Dr WEBSTER (Mallee) (15:41): With the greatest respect to my colleague the member for Gippsland, I think the text of this motion might be a little too kind to the Albanese Labor government. Labor's budget is worse than broken promises and toxic taxes. It exposes the 25 May election as a hoax, a sham. Small businesses and farmers are the primary victims of Labor's election hoax. You see, since federation, the Nationals and Liberals have been the natural parties of government in coalition. That is a statistical fact. The Prime Minister knows it because he and his Labor colleagues covet the mantle of Labor being the natural party of government. Labor, on the other hand, are a fraud on the Australian people, taking a policy platform to the May 2025 election that had nothing to do with the real policy platform of socialism that we, small businesses and farmers have seen in the May budget.

Labor's shock budget hits capital gains, negative gearing and trusts in ways they promised fervently before the election they would not do. I think it was 50 times. How many times do you need to be told, media? Labor have done more than rewrite the electoral playbook—they have thrown it out, burnt it on a pyre of all their other broken promises. Labor went to an election with a policy platform that was a complete fabrication, and small-business owners, farmers, self-funded retirees and young Australians are feeling the brunt.

Let me focus on regional Australians. Take, for instance, Rewiring the Nation. We saw the factual gymnastics before the budget that climate related spending would reduce, yet spending in net zero continues at speed in the budget papers and the cost of transmission line projects keeps going up and up. Consequently, so will every Australian's power bill—everybody in this chamber, everybody across Australia. This is one big reason communities like Mallee don't want transmission lines, yet Labor would prefer foisting transmission lines and associated energy eyesores in coalition electorates rather than their own.

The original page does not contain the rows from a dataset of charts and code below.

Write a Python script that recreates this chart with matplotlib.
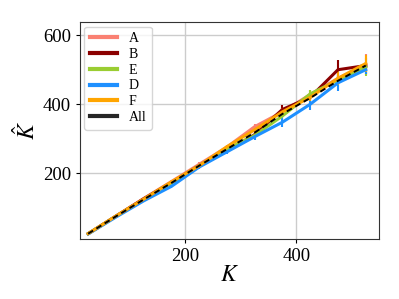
import numpy as np
import matplotlib
matplotlib.use("Agg")
import matplotlib.pyplot as plt
from matplotlib.lines import Line2D

plt.rcParams["font.family"] = ["Liberation Serif", "DejaVu Serif"]
plt.rcParams["mathtext.fontset"] = "stix"

# true K values
K = [25, 75, 125, 175, 225, 275, 325, 375, 425, 475, 525]

# estimated K-hat per group (mean)
A = [25, 75, 127, 176, 226, 276, 335, 378, 428, 475, 515]
B = [25, 76, 126, 173, 222, 265, 312, 385, 420, 500, 512]
E = [25, 75, 124, 172, 222, 270, 310, 366, 430, 470, 508]
D = [24, 73, 120, 162, 218, 262, 306, 348, 400, 462, 500]
F = [25, 76, 125, 175, 222, 277, 326, 378, 420, 475, 518]
All = [25, 75, 124, 172, 222, 270, 318, 372, 418, 468, 512]

# error bar half-widths
A_err = [1, 2, 3, 4, 6, 6, 8, 10, 14, 12, 30]
B_err = [1, 2, 3, 3, 4, 6, 6, 12, 10, 28, 10]
E_err = [1, 2, 2, 3, 4, 5, 6, 8, 10, 12, 25]
D_err = [1, 2, 3, 4, 5, 6, 10, 14, 18, 24, 12]
F_err = [1, 2, 3, 4, 6, 6, 8, 10, 12, 20, 25]

labels = ["A", "B", "E", "D", "F"]
colors = ["salmon", "darkred", "yellowgreen", "dodgerblue", "orange"]
series = [A, B, E, D, F]
errors = [A_err, B_err, E_err, D_err, F_err]

fig, ax = plt.subplots(figsize=(3.99, 2.99), dpi=100)

for y, err, c in zip(series, errors, colors):
    ax.errorbar(K, y, yerr=err, color=c, linewidth=2.2, elinewidth=1.5, capsize=0)

ax.plot(K, All, color="black", linestyle=(0, (3, 2)), linewidth=1.4, zorder=5)

handles = [Line2D([], [], color=c, linewidth=3) for c in colors]
handles.append(Line2D([], [], color="black", linewidth=3, alpha=0.85))
ax.legend(handles, labels + ["All"], loc="upper left", fontsize=10,
          handlelength=2.0, labelspacing=0.2, borderaxespad=0.3,
          framealpha=0.8)

ax.set_xlim(10, 549)
ax.set_ylim(9, 637)
ax.set_xticks([200, 400])
ax.set_yticks([200, 400, 600])
ax.tick_params(labelsize=13.5, length=3)
ax.grid(True, color="#cccccc", linewidth=1)
ax.set_axisbelow(True)
for s in ax.spines.values():
    s.set_color("#333333")

ax.set_xlabel("$K$", fontsize=17, labelpad=0)
ax.set_ylabel(r"$\hat{K}$", fontsize=17, labelpad=2)

fig.subplots_adjust(left=0.2, right=0.95, bottom=0.2, top=0.925)
fig.savefig("out.png", dpi=100)
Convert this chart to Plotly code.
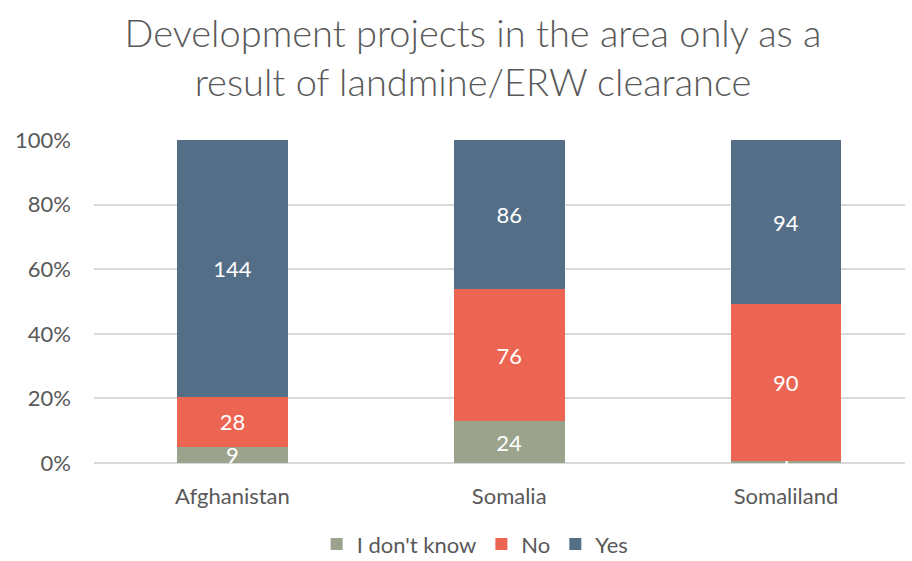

I know that may shock this side of the House, but it just appears to be the facts. The recent renewable energy zone—so-called—issued by the Victorian Labor government, recently fastidiously went out of its way to exclude the federal electorates of Bendigo and Ballarat. I wonder why that would be! It is plain as the nose on your face—another sham. Meanwhile, they're ripping the funding for Mallee communities out of the budget papers. It is shameful. But the other big reasons these projects are blowing out, these 'big builds', as they're called in Victoria, is Labor's cosy relationship with the CFMEU. Labor's plan to be the natural party of government is because they would be the only form of government possible, a bit like China—eliminate all the competition, tell fairytales at elections and in budgets, portray your opponents as holding positions they actually don't and blabber nonsense in the House in front of TV cameras on social media and hoodwink the electorate. It's called gaslighting the good people of Australia.

In Prime Minister Albanese's natural-party-of-government dystopia, unions have their fingers in all the pies. Nothing progresses without their say so and a heavy amount of government subsidies to boot. Small businesses will go by the wayside because the union movement perceives small businesses as enemies—they won't unionise a small-business workforce. It's much easier to crush small businesses and have big, unionised business take its place and get a sweetheart union deal that supports the Labor Party all the way to the bank. Sorry, I mean all the way to the election.

Take the construction code, for instance, making it hard for aspiring homeowners and small businesses alike to establish and grow. The construction code now runs to 2,000 pages. We on this side of the house have pledged to slash it back to 200 pages. That is called cutting red tape. Consider Labor's $77 billion tax grab, which they claim in large part is to help young people buy a house. What a load of terminological inexactitude.